Truthfully unless this computer falls into the Very Ancient Hardware Category, or is intended as a single function set-it-and-forget-it server, it might prove smarter to simply buy a secondary 2.5" SATA drive and do a fresh install of RL 8.5 – just avoid the Minimal ONLY install trap – and use the current drive as a backup, or install a new OS entirely such as openSUSE 15.3 LEAP . It will ultimately prove faster and result in less head banging than to keep messing with this minimal install that may throw hissy fits for some unknown reason.

D’Cat

Scratches head…

I think I must be using a different installer than you guys.

The first link in my first post points to Installing Rocky Linux 9 - Documentation and is called “Installing Rocky Linux”. That web page walks you through using the installer. In the “Software Selection” section, it mentions the “Base Environment” and “Additional Software”, but then recommends “Select the Minimal Install (Basic functionality) option instead.”

Following the guide until the end results in a command-line operating system with no gui.

The links on the left side of the page provide additional guides. Under “Desktop” are: MATE and XFCE, not Gnome.

The installer provides for 3 different Base Environments: server, minimal, and custom. If I choose “server”, I can add “gnome” as additional software, but I don’t really need/want a server installation.

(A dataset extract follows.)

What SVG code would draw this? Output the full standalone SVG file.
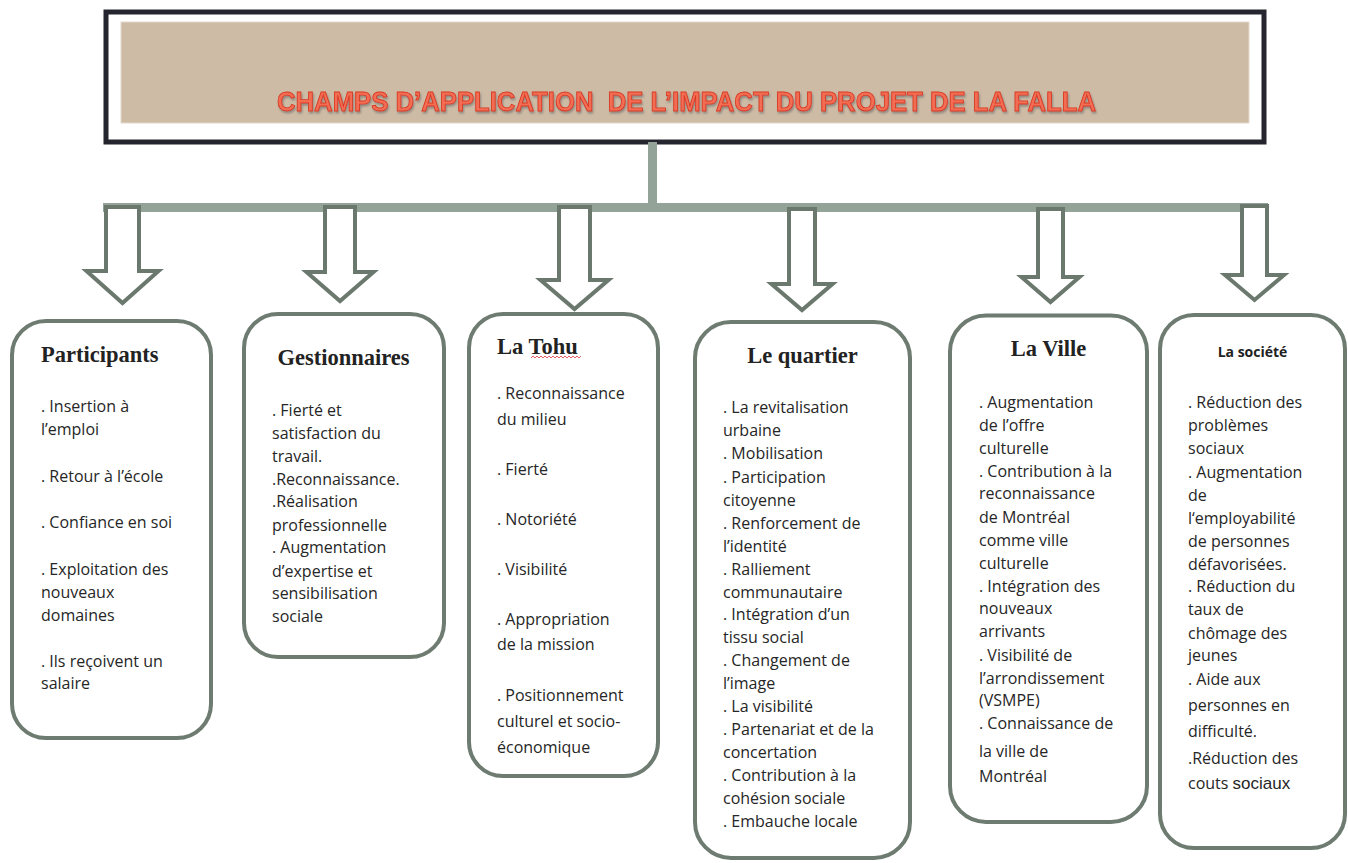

Now that I think about it, I bet I downloaded the wrong .iso. The page that I linked to above uses the Rocky-8.5-x86_64-minimal.iso as an example, but I think I’ll download the DVD and see what it looks like.

Thanks guys!

Cheers,

I think the confusion is that there’s an iso called ‘minimal’, but there’s also a software selection called ‘minimal’ in the full installer.

Thank you, everyone, for your help.

I downloaded and installed the “Workstation” software package. The default is Gnome on Wayland. Once I installed gnome-tweaks (as suggested by this thread, I was able to tweak the settings and get the minimize/maximize buttons back.